Each day is riddled with potential exciting new people you can meet. Avenues that are long and wide, that is simply a proverbial “small door” away.
But today. In our current age, it just becomes worse. Opportunities to connect to people have exploded. I’ve met the most amazing people through Twitter. I’ve seen amazing photos of strangers on Instagram. I’ve connected with like-minded musicians on SoundCloud. The list goes on. It’s exciting!
And then I think. Man. I might each moment be missing out on experiences that define people’s lives. Rian (@rianvdm), recently linked a post by Scott Berkun about information overload. It struck me, that my feelings toward information ‘overload’ isn’t necessarily about an increase the amount of information, but more that increased connectedness brings about too many opportunities that are within reach.
We do heuristically filter information. That I’ve gathered from my Masters research into information overload. Our brains are effective at managing too much information, even when faced with the so-called ‘information explosion’.
But, what we miss, is the opportunity to experience. Our opportunity costs to do anything in an increasingly connected world becomes higher and higher. For example, a second difference on Omegle can mean the difference of entirely different lives! That’s exciting and depressing at the same time. When I told Rian that, he sent me a link to a post by Linda Holmes, and it sums it up quite well:
That’s the moment you realize you’re separated from so much. That’s your moment of understanding that you’ll miss most of the music and the dancing and the art and the books and the films that there have ever been and ever will be, and right now, there’s something being performed somewhere in the world that you’re not seeing that you would love.

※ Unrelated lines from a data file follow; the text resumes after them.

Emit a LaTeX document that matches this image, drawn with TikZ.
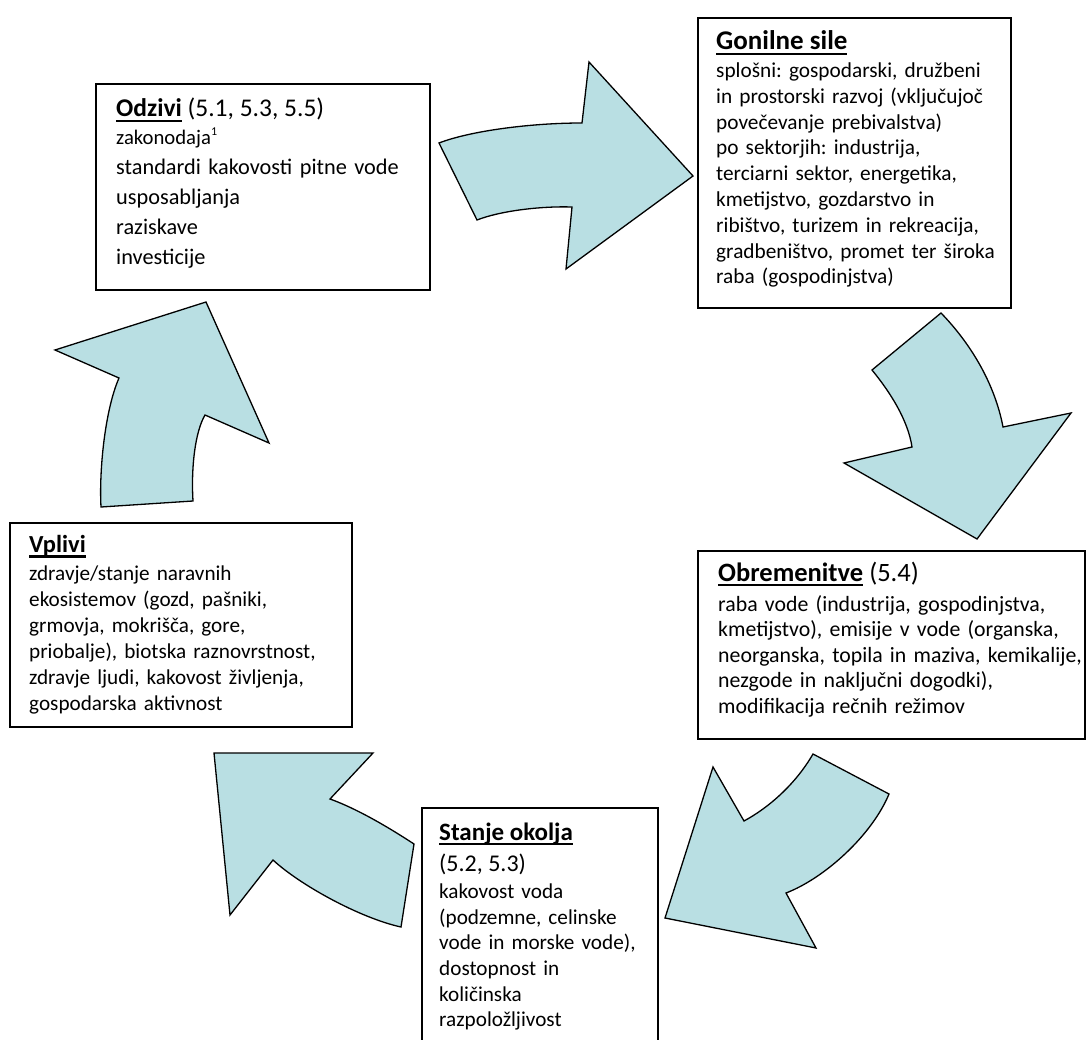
\documentclass[tikz,border=0pt]{standalone}
\usepackage{fontspec}
\setmainfont{Carlito}
\frenchspacing
\definecolor{arrowfill}{RGB}{185,223,227}
\newcommand\ulword[1]{\setbox0\hbox{#1}\rlap{\rule[-4.8pt]{\wd0}{2.1pt}}\box0\relax}
\begin{document}
\begin{tikzpicture}[x=1pt,y=-1pt,
  box/.style={draw=black, line width=1.8pt, fill=white, inner sep=0pt, anchor=north west},
  blockarrow/.style={draw=black, line width=1.3pt, fill=arrowfill, line join=miter},
  title/.style={anchor=base west, inner sep=0pt},
  body/.style={anchor=base west, inner sep=0pt, align=left, text width=420pt}]
\fill[white] (0,0) rectangle (1086,1040);
\useasboundingbox (0,0) rectangle (1086,1040);

% boxes
\node[box, minimum width=334pt, minimum height=206pt] (odz) at (95,83) {};
\node[box, minimum width=313pt, minimum height=290pt] (gon) at (697,17) {};
\node[box, minimum width=387pt, minimum height=188pt] (obr) at (697,550) {};
\node[box, minimum width=342pt, minimum height=204pt] (vpl) at (9,522) {};
\node[box, minimum width=236pt, minimum height=250pt] (sta) at (421,807) {};

% Odzivi
\node[title, font={\fontsize{25.5}{28}\selectfont}] (odzt) at (116,117) {\ulword{\bfseries Odzivi} (5.1, 5.3, 5.5)};
\node[body, font={\fontsize{22.3}{30}\selectfont}] (odzb) at (116,145)
  {{\fontsize{20.7}{30}\selectfont zakonodaja\raisebox{9pt}{\fontsize{12}{12}\selectfont 1}}\\
   standardi kakovosti pitne vode\\ usposabljanja\\ raziskave\\ investicije};

% Gonilne sile
\node[title, font={\fontsize{27}{30}\selectfont\bfseries}] (gont) at (716,50) {\ulword{Gonilne sile}};
\node[body, font={\fontsize{21.3}{25.8}\selectfont}] (gonb) at (716,77.5)
  {splošni: gospodarski, družbeni\\
   in prostorski razvoj (vključujoč\\
   povečevanje prebivalstva)\\
   po sektorjih: industrija,\\
   terciarni sektor, energetika,\\
   kmetijstvo, gozdarstvo in\\
   ribištvo, turizem in rekreacija,\\
   gradbeništvo, promet ter široka\\
   raba (gospodinjstva)};

% Obremenitve
\node[title, font={\fontsize{26.5}{30}\selectfont}] (obrt) at (718,581) {\ulword{\bfseries Obremenitve} (5.4)};
\node[body, font={\fontsize{21.8}{25.5}\selectfont}] (obrb) at (718,611)
  {raba vode (industrija, gospodinjstva,\\
   kmetijstvo), emisije v vode (organska,\\
   neorganska, topila in maziva, kemikalije,\\
   nezgode in naključni dogodki),\\
   modifikacija rečnih režimov};

% Vplivi
\node[title, font={\fontsize{24.5}{28}\selectfont\bfseries}] (vplt) at (29,552.7) {\ulword{Vplivi}};
\node[body, font={\fontsize{21.2}{26.1}\selectfont}] (vplb) at (29,580)
  {zdravje/stanje naravnih\\
   ekosistemov (gozd, pašniki,\\
   grmovja, mokrišča, gore,\\
   priobalje), biotska raznovrstnost,\\
   zdravje ljudi, kakovost življenja,\\
   gospodarska aktivnost};

% Stanje okolja
\node[title, font={\fontsize{25}{28}\selectfont\bfseries}] (stat) at (439,840) {\ulword{Stanje okolja}};
\node[title, font={\fontsize{24}{28}\selectfont}] (stan) at (439,871.7) {(5.2, 5.3)};
\node[body, font={\fontsize{21.2}{25.7}\selectfont}] (stab) at (439,898.3)
  {kakovost voda\\
   (podzemne, celinske\\
   vode in morske vode),\\
   dostopnost in\\
   količinska\\
   razpoložljivost};

% block arrows
\draw[blockarrow] (439,143) .. controls (470,131) and (530,123) .. (582,123) -- (589,62) -- (693,176)
  -- (566,269) -- (572,207) .. controls (540,206) and (500,211) .. (477,220) -- cycle;
\draw[blockarrow] (872,370) .. controls (890,392) and (908,420) .. (912,447) -- (844,463) -- (977,539)
  -- (1071,413) -- (1003,427) .. controls (995,385) and (972,345) .. (941,313) -- cycle;
\draw[blockarrow] (889,794) .. controls (872,835) and (825,878) .. (786,893) -- (816,948) -- (665,918)
  -- (713,767) -- (744,821) .. controls (768,808) and (795,785) .. (813,754) -- cycle;
\draw[blockarrow] (373,753) -- (214,753) -- (230,915) -- (273,860) .. controls (300,885) and (360,918) .. (401,927)
  -- (414,844) .. controls (385,825) and (355,808) .. (330,799) -- cycle;
\draw[blockarrow] (206,302) -- (269,443) -- (205,415) .. controls (195,432) and (191,468) .. (193,501)
  -- (101,507) .. controls (99,470) and (105,410) .. (119,378) -- (55,350) -- cycle;
\end{tikzpicture}
\end{document}
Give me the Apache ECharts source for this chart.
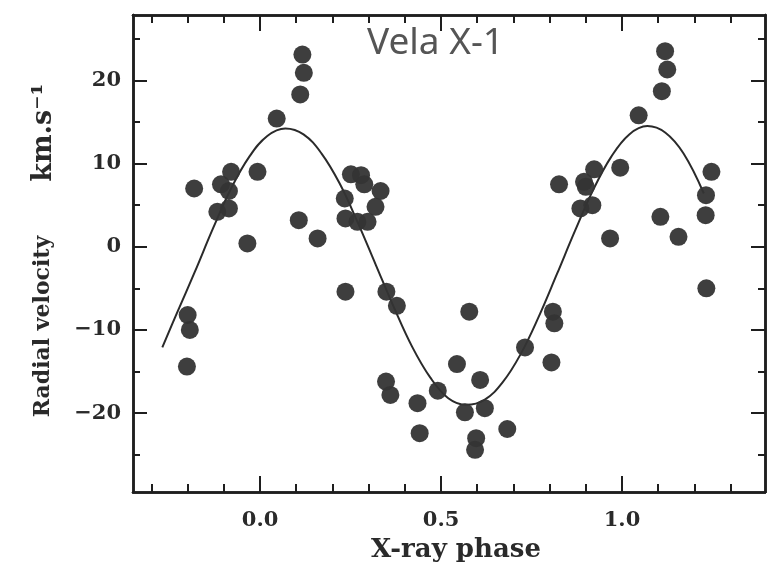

And, that’s life, I guess. Just like my friend who met the girl he is dating now in a random moment, we can curate our lives with people we want to, on the internet. We can connect to so maaany opportunities!
As I near the end of my Masters (less than a month left), I’m faced with certain decisions about what to do next. When accidental moments can mean so much, taking much larger life decisions suddenly feel scary. I will take them. I’m not afraid of that. I know what I will decide I will enjoy. That’s who I am. I make the most of where I am. I enjoy learning. I enjoy people, and their stories. But there’s always a small feeling that your life could’ve been vastly different. And with that in mind, I have to decide where I want to steer my life next.
To make that decision, I started to think about what narrative will mean the most to me at this stage in my life. There are several options that seem interesting. Without divulging too much, they seem to be split up between 1) South Africa, 2) Silicon Valley and 3) Travelling. All 3 choices are “big”. They can set me on paths that can forever change my life. And frankly, I don’t know what to choose at this stage. I keep changing my mind every day.
For now, I’ll just greet smiles and hopefully increase those happy accidental moments. :)
P.S. I do realise that this is probably very normal to feel at this stage in one’s life. C’est la vie.